Mittelklasse gegen Großkapital

Henri Simon (Echange et Mouvement) zu den Blockadeaktionen gegen die hohen Benzinpreise in Frankreich

Beunruhigende Kämpfe von LKW-Fahrern gab es im September zunächst in Frankreich und daraufhin in einigen anderen Ländern der EU. Sie blockierten Autobahnen, Hauptstraßen und die Zufahrten zu Raffinierien und Öldepots. In einigen Regionen dieser Länder führte das zu Versorgungsengpässen und zu wirtschaftlichen Beeinträchtigungen. Gleichzeitig wurde damit die Verletzlichkeit der kapitalistischen Wirtschaft aufgezeigt, die eine winzige Minderheit entschlossener Leute zum Stillstand bringen konnte.

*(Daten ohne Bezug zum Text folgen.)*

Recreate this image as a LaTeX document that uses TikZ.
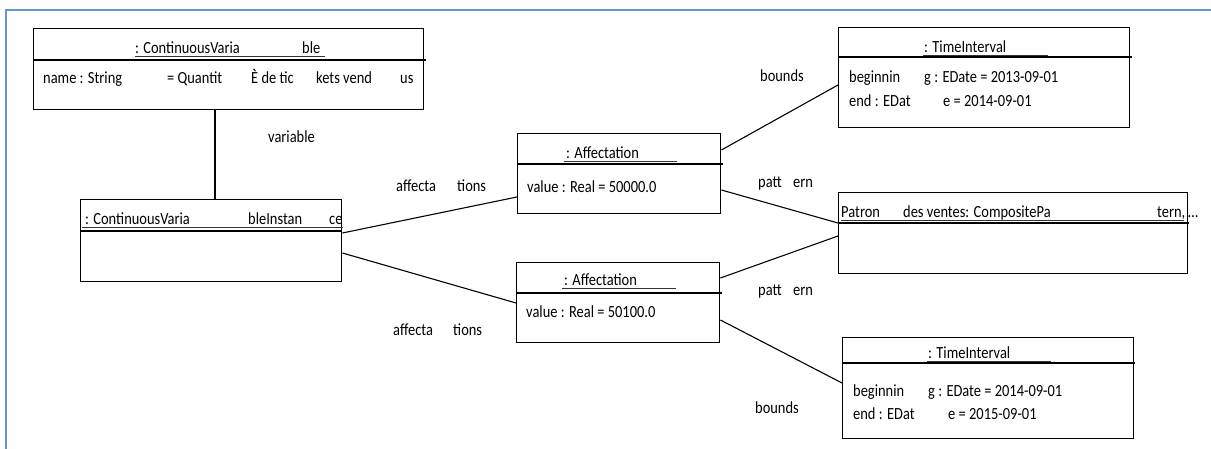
\documentclass[tikz,border=0pt]{standalone}
\usepackage{fontspec}
\setmainfont{Carlito}[FakeStretch=0.85]
\usetikzlibrary{calc}
\tikzset{
  umlbox/.style={draw=black, line width=1.4pt, rectangle, inner sep=0pt, anchor=north west},
  txt/.style={anchor=base west, inner sep=0pt, font=\fontsize{17}{20}\selectfont, text=black},
  conn/.style={draw=black, line width=1.1pt},
  uline/.style={draw=black!80, line width=0.8pt},
  divider/.style={draw=black, line width=1.1pt}
}
\begin{document}
\begin{tikzpicture}[x=1pt,y=-1pt]
\useasboundingbox (0,0) rectangle (1211,449);
% frame
\draw[line width=2pt, draw={rgb,255:red,91;green,155;blue,213}] (6,449) -- (6,10) -- (1211,10);

% boxes
\node[umlbox, minimum width=390pt, minimum height=81pt] (cv) at (33,28) {};
\node[umlbox, minimum width=261pt, minimum height=82pt] (inst) at (80,199) {};
\node[umlbox, minimum width=203pt, minimum height=80pt] (aff1) at (517,133) {};
\node[umlbox, minimum width=203pt, minimum height=80pt] (aff2) at (516,262) {};
\node[umlbox, minimum width=291pt, minimum height=100pt] (ti1) at (838,27) {};
\node[umlbox, minimum width=349pt, minimum height=81pt] (pat) at (838,192) {};
\node[umlbox, minimum width=291pt, minimum height=101pt] (ti2) at (842,337) {};

% dividers
\draw[divider] ($(cv.north west)+(0,32)$) -- +(393,0);
\draw[divider] ($(inst.north west)+(0,32)$) -- +(261,0);
\draw[divider] ($(aff1.north west)+(0,31)$) -- +(206,0);
\draw[divider] ($(aff2.north west)+(0,31)$) -- +(206,0);
\draw[divider] ($(ti1.north west)+(0,30)$) -- +(294,0);
\draw[divider] ($(pat.north west)+(0,31)$) -- +(351,0);
\draw[divider] ($(ti2.north west)+(0,26)$) -- +(293,0);

% underlines of titles
\draw[uline] (135,56.5) -- (325,56.5);
\draw[uline] (82,227.5) -- (343,227.5);
\draw[uline] (564,161.5) -- (677,161.5);
\draw[uline] (562,288.5) -- (676,288.5);
\draw[uline] (923,55.5) -- (1048,55.5);
\draw[uline] (841,220.5) -- (1184,220.5);
\draw[uline] (927,361.5) -- (1051,361.5);

% texts: ContinuousVariable
\node[txt] (cvt1) at (135,54) {: ContinuousVaria};
\node[txt] (cvt2) at (302,54) {ble};
\node[txt] (cva1) at (43,84) {name : String};
\node[txt] (cva2) at (167,84) {= Quantit};
\node[txt] (cva3) at (251,84) {È de tic};
\node[txt] (cva4) at (316,84) {kets vend};
\node[txt] (cva5) at (400,84) {us};

% instance
\node[txt] (it1) at (85,225) {: ContinuousVaria};
\node[txt] (it2) at (248,225) {bleInstan};
\node[txt] (it3) at (329,225) {ce};

% affectations
\node[txt] (a1t) at (566,159) {: Affectation};
\node[txt] (a1v) at (527,193) {value : Real = 50000.0};
\node[txt] (a2t) at (564,286) {: Affectation};
\node[txt] (a2v) at (526,318) {value : Real = 50100.0};

% time interval 1
\node[txt] (t1t) at (924,53) {: TimeInterval};
\node[txt] (t1a) at (849,83) {beginnin};
\node[txt] (t1b) at (924,83) {g : EDate = 2013-09-01};
\node[txt] (t1c) at (849,107) {end : EDat};
\node[txt] (t1d) at (943,107) {e = 2014-09-01};

% patron
\node[txt] (p1) at (841,218) {Patron};
\node[txt] (p2) at (903,218) {des ventes: CompositePa};
\node[txt] (p3) at (1157,218) {tern,\,…};

% time interval 2
\node[txt] (t2t) at (928,359) {: TimeInterval};
\node[txt] (t2a) at (853,396) {beginnin};
\node[txt] (t2b) at (928,396) {g : EDate = 2014-09-01};
\node[txt] (t2c) at (853,419) {end : EDat};
\node[txt] (t2d) at (948,419) {e = 2015-09-01};

% connectors
\draw[conn] ($(cv.south west)+(182,0)$) -- ($(inst.north west)+(135,0)$);
\draw[conn] ($(inst.north east)+(0,34)$) -- ($(aff1.north west)+(0,64)$);
\draw[conn] ($(inst.north east)+(0,54)$) -- ($(aff2.north west)+(0,41)$);
\draw[conn] ($(aff1.north east)+(0,17)$) -- ($(ti1.north west)+(0,58)$);
\draw[conn] ($(aff1.north east)+(0,57)$) -- ($(pat.north west)+(0,31)$);
\draw[conn] ($(aff2.north east)+(0,16)$) -- ($(pat.north west)+(0,44)$);
\draw[conn] ($(aff2.north east)+(0,58)$) -- ($(ti2.north west)+(0,46)$);

% labels
\node[txt] (lvar) at (268,143) {variable};
\node[txt] (laff1a) at (396,192) {affecta};
\node[txt] (laff1b) at (457,192) {tions};
\node[txt] (laff2a) at (393,335) {affecta};
\node[txt] (laff2b) at (453,335) {tions};
\node[txt] (lb1) at (760,82) {bounds};
\node[txt] (lp1a) at (758,188) {patt};
\node[txt] (lp1b) at (793,188) {ern};
\node[txt] (lp2a) at (758,295) {patt};
\node[txt] (lp2b) at (793,295) {ern};
\node[txt] (lb2) at (755,413) {bounds};
\end{tikzpicture}
\end{document}
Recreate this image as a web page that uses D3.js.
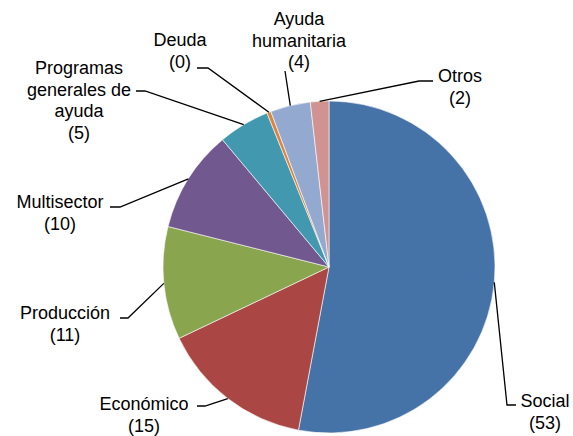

Den Anfang nahmen diese Kämpfe gegen die Auswirkungen des steilen Anstiegs der Spritpreise (Diesel und die verschiedenen Sorten Benzin) in Frankreich. Zuerst blockieren die Seeleute die Zufahrten einiger französischer Häfen, doch die Hauptaktion kam kurz hinterher von den Transportunternehmern. Andere Berufsgruppen folgten ihnen bzw. schlossen sich ihnen an, die auch Autos oder Lieferwagen für ihre geschäftlichen Aktivitäten benutzen. Es war die vierte derartige Blockadeaktion in ganz Frankreich in weniger als zehn Jahren: Juni/Juli 1992, November 1996, November 1997 und September 2000. Einerseits weisen diese Aktionen Gemeinsamkeiten auf; z.B. zielen sie darauf ab, den Straßenverkehr (und manchmal auch den auf der Schiene) und damit den Transport von Gütern lahmzulegen, mit schnell einsetzenden drastischen Folgen für die kapitalistische Wirtschaft, besonders seit der allgemeinen Entwicklung von »Just-In-Time«-Produktion und -Distribution. Andererseits unterscheiden sie sich völlig in Hinsicht auf die beteiligten Akteure und deren Forderungen.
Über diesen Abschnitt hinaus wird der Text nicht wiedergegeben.